## Dataset extract
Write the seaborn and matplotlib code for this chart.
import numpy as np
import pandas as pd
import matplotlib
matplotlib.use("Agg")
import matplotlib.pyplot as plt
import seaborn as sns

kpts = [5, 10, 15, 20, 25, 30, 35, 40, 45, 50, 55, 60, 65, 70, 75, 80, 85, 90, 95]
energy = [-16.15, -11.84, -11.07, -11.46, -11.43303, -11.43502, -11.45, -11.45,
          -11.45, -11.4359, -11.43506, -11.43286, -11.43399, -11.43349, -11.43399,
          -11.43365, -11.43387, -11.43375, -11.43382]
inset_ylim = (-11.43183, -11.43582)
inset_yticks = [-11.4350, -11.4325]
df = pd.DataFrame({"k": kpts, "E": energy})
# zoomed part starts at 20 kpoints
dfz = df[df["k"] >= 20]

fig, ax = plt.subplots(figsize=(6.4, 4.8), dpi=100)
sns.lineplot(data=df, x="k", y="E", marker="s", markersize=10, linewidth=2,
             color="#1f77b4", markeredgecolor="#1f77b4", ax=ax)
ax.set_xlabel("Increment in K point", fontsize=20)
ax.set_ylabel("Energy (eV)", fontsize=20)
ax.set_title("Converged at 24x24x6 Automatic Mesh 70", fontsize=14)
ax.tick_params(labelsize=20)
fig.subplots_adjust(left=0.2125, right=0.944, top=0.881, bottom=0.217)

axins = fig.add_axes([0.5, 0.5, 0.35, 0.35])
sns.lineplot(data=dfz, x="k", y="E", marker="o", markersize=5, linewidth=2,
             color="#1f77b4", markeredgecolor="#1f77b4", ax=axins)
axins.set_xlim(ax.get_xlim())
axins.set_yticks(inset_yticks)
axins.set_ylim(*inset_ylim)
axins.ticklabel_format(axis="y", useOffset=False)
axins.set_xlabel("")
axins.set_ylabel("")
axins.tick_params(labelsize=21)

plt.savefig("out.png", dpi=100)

## Instruction
Reproduce each line verbatim.

## Exercise output
Write the seaborn and matplotlib code for this chart.
import numpy as np
import pandas as pd
import matplotlib
matplotlib.use("Agg")
import matplotlib.pyplot as plt
import seaborn as sns

kpts = [5, 10, 15, 20, 25, 30, 35, 40, 45, 50, 55, 60, 65, 70, 75, 80, 85, 90, 95]
energy = [-16.15, -11.84, -11.07, -11.46, -11.43303, -11.43502, -11.45, -11.45,
          -11.45, -11.4359, -11.43506, -11.43286, -11.43399, -11.43349, -11.43399,
          -11.43365, -11.43387, -11.43375, -11.43382]
inset_ylim = (-11.43183, -11.43582)
inset_yticks = [-11.4350, -11.4325]
df = pd.DataFrame({"k": kpts, "E": energy})
# zoomed part starts at 20 kpoints
dfz = df[df["k"] >= 20]

fig, ax = plt.subplots(figsize=(6.4, 4.8), dpi=100)
sns.lineplot(data=df, x="k", y="E", marker="s", markersize=10, linewidth=2,
             color="#1f77b4", markeredgecolor="#1f77b4", ax=ax)
ax.set_xlabel("Increment in K point", fontsize=20)
ax.set_ylabel("Energy (eV)", fontsize=20)
ax.set_title("Converged at 24x24x6 Automatic Mesh 70", fontsize=14)
ax.tick_params(labelsize=20)
fig.subplots_adjust(left=0.2125, right=0.944, top=0.881, bottom=0.217)

axins = fig.add_axes([0.5, 0.5, 0.35, 0.35])
sns.lineplot(data=dfz, x="k", y="E", marker="o", markersize=5, linewidth=2,
             color="#1f77b4", markeredgecolor="#1f77b4", ax=axins)
axins.set_xlim(ax.get_xlim())
axins.set_yticks(inset_yticks)
axins.set_ylim(*inset_ylim)
axins.ticklabel_format(axis="y", useOffset=False)
axins.set_xlabel("")
axins.set_ylabel("")
axins.tick_params(labelsize=21)

plt.savefig("out.png", dpi=100)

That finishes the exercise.